• _TASK STATEMENT_
Go through the records from the first line and retype each one exactly, stopping once the line with "(0,0) rectangle (1038,500);" is done. Pictures are left out.

· · · · ·

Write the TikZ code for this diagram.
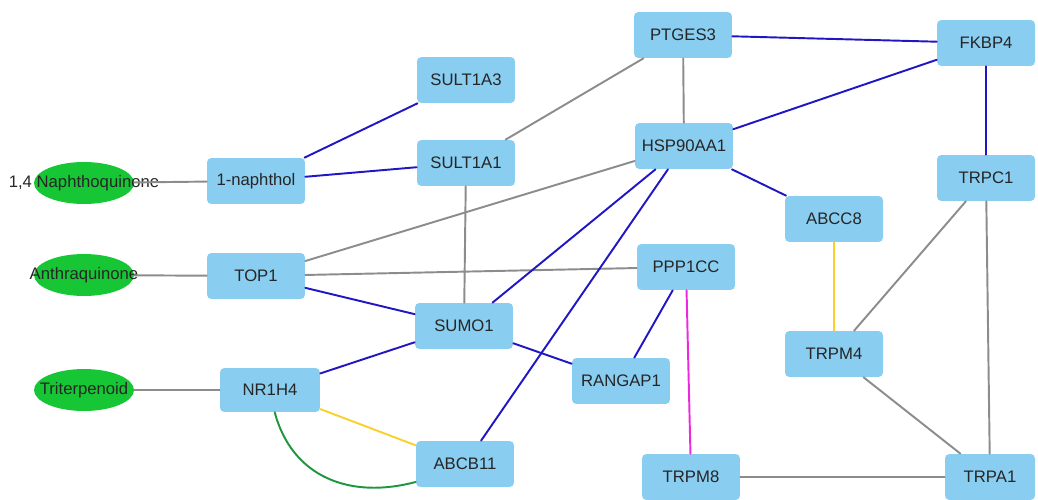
\documentclass[tikz,border=0pt]{standalone}
\usepackage{fontspec}
\setmainfont{Liberation Sans}
\usetikzlibrary{shapes.geometric}

\definecolor{genebox}{RGB}{137,205,240}
\definecolor{compound}{RGB}{22,198,52}
\definecolor{linkgray}{RGB}{140,140,140}
\definecolor{linkblue}{RGB}{32,22,195}
\definecolor{linkyellow}{RGB}{250,208,45}
\definecolor{linkpink}{RGB}{238,40,222}
\definecolor{linkgreen}{RGB}{30,150,62}

\begin{document}
\begin{tikzpicture}[x=0.02cm,y=-0.02cm,
    gene/.style={rectangle,rounded corners=2.5pt,fill=genebox,minimum width=1.96cm,minimum height=0.92cm,
      inner sep=0pt,text=black!85,font=\fontsize{9.5}{11}\selectfont},
    chem/.style={ellipse,fill=compound,minimum width=2cm,minimum height=0.84cm,inner sep=0pt},
    chemtext/.style={text=black!85,font=\fontsize{9.5}{11}\selectfont},
    link/.style={line width=1.1pt,line cap=round},
    gray link/.style={link,linkgray},
    blue link/.style={link,linkblue},
    yellow link/.style={link,linkyellow},
    pink link/.style={link,linkpink},
    green link/.style={link,linkgreen}]
    \useasboundingbox (0,0) rectangle (1038,500);

    % compounds
    \node[chem,label={[chemtext]center:{1,4 Naphthoquinone}}] (naphq) at (84,183) {};
    \node[chem,label={[chemtext]center:Anthraquinone}] (anthq) at (84,275) {};
    \node[chem,label={[chemtext]center:Triterpenoid}] (triterp) at (84,390) {};

    % genes
    \node[gene] (naphthol) at (256,181) {1-naphthol};
    \node[gene] (sultathree) at (466,80) {SULT1A3};
    \node[gene] (sultaone) at (466,163) {SULT1A1};
    \node[gene] (ptges) at (683,35) {PTGES3};
    \node[gene] (fkbp) at (986,43) {FKBP4};
    \node[gene] (hsp) at (684,146) {HSP90AA1};
    \node[gene] (trpc) at (986,178) {TRPC1};
    \node[gene] (abcc) at (834,219) {ABCC8};
    \node[gene] (topo) at (256,276) {TOP1};
    \node[gene] (ppp) at (686,267) {PPP1CC};
    \node[gene] (sumo) at (464,326) {SUMO1};
    \node[gene] (trpmfour) at (834,354) {TRPM4};
    \node[gene,minimum width=2cm,minimum height=0.88cm] (nr) at (270,390) {NR1H4};
    \node[gene] (rangap) at (621,381) {RANGAP1};
    \node[gene] (abcb) at (465,464) {ABCB11};
    \node[gene] (trpmeight) at (691,477) {TRPM8};
    \node[gene,minimum width=1.8cm] (trpa) at (990,477) {TRPA1};

    % compound links
    \draw[gray link] (naphq) -- (naphthol);
    \draw[gray link] (anthq) -- (topo);
    \draw[gray link] (triterp) -- (nr);

    % gray links
    \draw[gray link] (sultaone) -- (ptges);
    \draw[gray link] (sultaone) -- (sumo);
    \draw[gray link] (ptges) -- (hsp);
    \draw[gray link] (hsp) -- (topo);
    \draw[gray link] (topo) -- (ppp);
    \draw[gray link] (trpc) -- (trpmfour);
    \draw[gray link] (trpc) -- (trpa);
    \draw[gray link] (trpmfour) -- (trpa);
    \draw[gray link] (trpmeight) -- (trpa);

    % blue links
    \draw[blue link] (naphthol) -- (sultathree);
    \draw[blue link] (naphthol) -- (sultaone);
    \draw[blue link] (ptges) -- (fkbp);
    \draw[blue link] (hsp) -- (fkbp);
    \draw[blue link] (fkbp) -- (trpc);
    \draw[blue link] (hsp) -- (abcc);
    \draw[blue link] (hsp) -- (sumo);
    \draw[blue link] (hsp) -- (abcb);
    \draw[blue link] (topo) -- (sumo);
    \draw[blue link] (sumo) -- (nr);
    \draw[blue link] (sumo) -- (rangap);
    \draw[blue link] (ppp) -- (rangap);

    % other links
    \draw[yellow link] (abcc) -- (trpmfour);
    \draw[yellow link] (nr) -- (abcb);
    \draw[pink link] (ppp) -- (trpmeight);
    \draw[green link] (nr.-78) to[out=-75,in=195,looseness=1.1] (abcb.-160); % second NR1H4-ABCB11 link
\end{tikzpicture}
\end{document}
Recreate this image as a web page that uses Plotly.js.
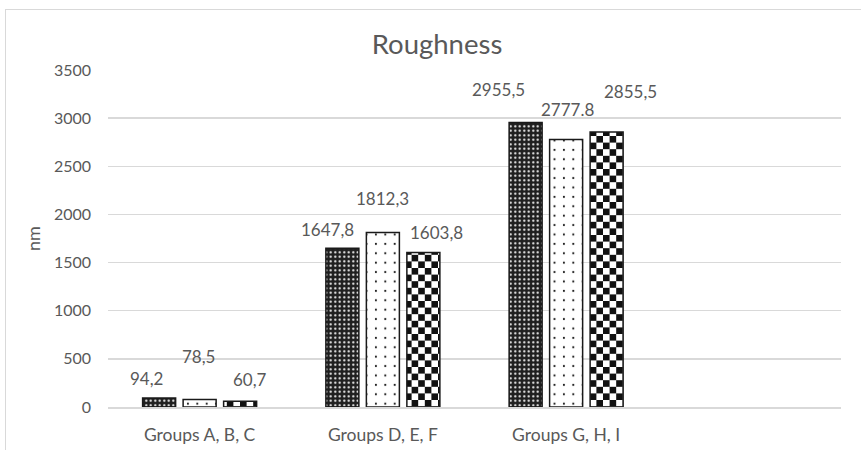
<!DOCTYPE html>
<html>
<head>
<meta charset="utf-8">
<script src="https://cdn.plot.ly/plotly-3.0.1.min.js"></script>
<style>
  html, body { margin: 0; padding: 0; background: #ffffff; }
  #wrap { position: relative; width: 861px; height: 450px; overflow: hidden; }
  #frame { position: absolute; left: 5px; top: 9px; width: 900px; height: 500px;
           border: 1px solid #d9d9d9; box-sizing: border-box; pointer-events: none; }
  #chart { position: absolute; left: 0; top: 0; width: 861px; height: 450px; }
</style>
</head>
<body>
<div id="wrap">
  <div id="frame"></div>
  <div id="chart"></div>
</div>
<script>
// Roughness per group, three samples per group
const categories = ['Groups A, B, C', 'Groups D, E, F', 'Groups G, H, I'];
const seriesA = [94.2, 1647.8, 2955.5];
const seriesB = [78.5, 1812.3, 2777.8];
const seriesC = [60.7, 1603.8, 2855.5];
const labelsA = ['94,2', '1647,8', '2955,5'];
const labelsB = ['78,5', '1812,3', '2777.8'];
const labelsC = ['60,7', '1603,8', '2855,5'];
const yTicks = [0, 500, 1000, 1500, 2000, 2500, 3000, 3500];

// Layout geometry
const W = 861, H = 450;
const M = { l: 108, r: 20, t: 70, b: 43 };
const BARGAP = 0.337, GROUPGAP = 0.185;
const SLOTS = 4;                       // one empty slot on the right
const plotW = W - M.l - M.r;
const barSlot = (plotW / SLOTS) * (1 - BARGAP) / 3;

// Label nudges [dx, dy above the bar top] per series and group
const nudgesA = [[-13, 19], [-15, 19], [-27, 33]];
const nudgesB = [[-1, 43], [0, 34], [1, 30]];
const nudgesC = [[10, 22], [13, 20], [24, 41]];

const FONT = 'Lato, "Open Sans", "Noto Sans", sans-serif';
const GREY = '#595959';
const OUTLINE = { color: '#1a1a1a', width: 1.5 };

const traces = [
  {
    type: 'bar', name: 'A', x: categories, y: seriesA,
    marker: {
      color: '#1f1f1f', line: OUTLINE,
      pattern: { shape: '.', bgcolor: '#1f1f1f', fgcolor: '#ffffff', size: 4.5, solidity: 0.18, fillmode: 'replace' }
    },
    hoverinfo: 'skip'
  },
  {
    type: 'bar', name: 'B', x: categories, y: seriesB,
    marker: {
      color: '#ffffff', line: OUTLINE,
      pattern: { shape: '.', bgcolor: '#ffffff', fgcolor: '#1a1a1a', size: 9.4, solidity: 0.04, fillmode: 'replace' }
    },
    hoverinfo: 'skip'
  },
  {
    type: 'bar', name: 'C', x: categories, y: seriesC,
    marker: {
      color: '#ffffff', line: OUTLINE,
      pattern: { shape: '+', bgcolor: '#ffffff', fgcolor: '#1a1a1a', size: 13, solidity: 0.5, fillmode: 'replace' }
    },
    hoverinfo: 'skip'
  }
];

function labelAnnotations(values, labels, nudges, seriesIdx) {
  const base = (seriesIdx - 1) * barSlot;
  return values.map((v, i) => ({
    x: categories[i], y: v, xref: 'x', yref: 'y',
    text: labels[i], showarrow: false,
    xanchor: 'center', yanchor: 'middle',
    xshift: base + nudges[i][0], yshift: nudges[i][1],
    font: { family: FONT, size: 17, color: GREY }
  }));
}

const annotations = [].concat(
  labelAnnotations(seriesA, labelsA, nudgesA, 0),
  labelAnnotations(seriesB, labelsB, nudgesB, 1),
  labelAnnotations(seriesC, labelsC, nudgesC, 2)
);

const layout = {
  width: W, height: H,
  margin: M,
  paper_bgcolor: 'rgba(0,0,0,0)',
  plot_bgcolor: 'rgba(0,0,0,0)',
  showlegend: false,
  barmode: 'group',
  bargap: BARGAP,
  bargroupgap: GROUPGAP,
  font: { family: FONT, color: GREY },
  title: {
    text: 'Roughness',
    font: { family: FONT, size: 27.5, color: GREY },
    x: 437 / W, xanchor: 'center',
    y: 1 - 44 / H, yanchor: 'middle', yref: 'container'
  },
  xaxis: {
    type: 'category',
    categoryorder: 'array', categoryarray: categories,
    range: [-0.5, SLOTS - 0.5],
    showgrid: false, zeroline: false,
    showline: true, linecolor: '#d9d9d9', linewidth: 1.5,
    ticks: '', ticklabelstandoff: 11,
    tickfont: { family: FONT, size: 17.5, color: GREY },
    fixedrange: true
  },
  yaxis: {
    range: [0, 3500],
    tickvals: yTicks, ticktext: yTicks.map(String),
    showgrid: true, gridcolor: '#d9d9d9', gridwidth: 1.3,
    zeroline: false, showline: false, ticks: '',
    ticklabelstandoff: 16,
    tickfont: { family: FONT, size: 16, color: GREY },
    title: { text: 'nm', standoff: 8, font: { family: FONT, size: 18, color: GREY } },
    fixedrange: true
  },
  annotations: annotations
};

// Replace the crosshatch fill of the third series with a checkerboard tile
function checkerboard(gd) {
  const NS = 'http://www.w3.org/2000/svg';
  const CELL = 6.6;
  const traceGroups = gd.querySelectorAll('.barlayer .trace');
  if (traceGroups.length < 3) return;
  const ids = new Set();
  traceGroups[2].querySelectorAll('path').forEach(p => {
    const f = p.style.fill || p.getAttribute('fill') || '';
    const m = f.match(/#([^"')]+)/);
    if (m) ids.add(m[1]);
  });
  ids.forEach(id => {
    const pat = gd.querySelector('pattern[id="' + id + '"]') || document.getElementById(id);
    if (!pat) return;
    while (pat.firstChild) pat.removeChild(pat.firstChild);
    pat.setAttribute('width', 2 * CELL);
    pat.setAttribute('height', 2 * CELL);
    pat.removeAttribute('patternTransform');
    const cells = [[0, 0, '#ffffff', 2 * CELL], [0, 0, '#111111', CELL], [CELL, CELL, '#111111', CELL]];
    cells.forEach(([x, y, c, s]) => {
      const r = document.createElementNS(NS, 'rect');
      r.setAttribute('x', x); r.setAttribute('y', y);
      r.setAttribute('width', s); r.setAttribute('height', s);
      r.setAttribute('fill', c);
      pat.appendChild(r);
    });
  });
}

Plotly.newPlot('chart', traces, layout, { displayModeBar: false, staticPlot: true })
  .then(gd => checkerboard(gd));
</script>
</body>
</html>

· · · · ·

• _OUTPUT OF THE TASK_
Write the TikZ code for this diagram.
\documentclass[tikz,border=0pt]{standalone}
\usepackage{fontspec}
\setmainfont{Liberation Sans}
\usetikzlibrary{shapes.geometric}

\definecolor{genebox}{RGB}{137,205,240}
\definecolor{compound}{RGB}{22,198,52}
\definecolor{linkgray}{RGB}{140,140,140}
\definecolor{linkblue}{RGB}{32,22,195}
\definecolor{linkyellow}{RGB}{250,208,45}
\definecolor{linkpink}{RGB}{238,40,222}
\definecolor{linkgreen}{RGB}{30,150,62}

\begin{document}
\begin{tikzpicture}[x=0.02cm,y=-0.02cm,
    gene/.style={rectangle,rounded corners=2.5pt,fill=genebox,minimum width=1.96cm,minimum height=0.92cm,
      inner sep=0pt,text=black!85,font=\fontsize{9.5}{11}\selectfont},
    chem/.style={ellipse,fill=compound,minimum width=2cm,minimum height=0.84cm,inner sep=0pt},
    chemtext/.style={text=black!85,font=\fontsize{9.5}{11}\selectfont},
    link/.style={line width=1.1pt,line cap=round},
    gray link/.style={link,linkgray},
    blue link/.style={link,linkblue},
    yellow link/.style={link,linkyellow},
    pink link/.style={link,linkpink},
    green link/.style={link,linkgreen}]
    \useasboundingbox (0,0) rectangle (1038,500);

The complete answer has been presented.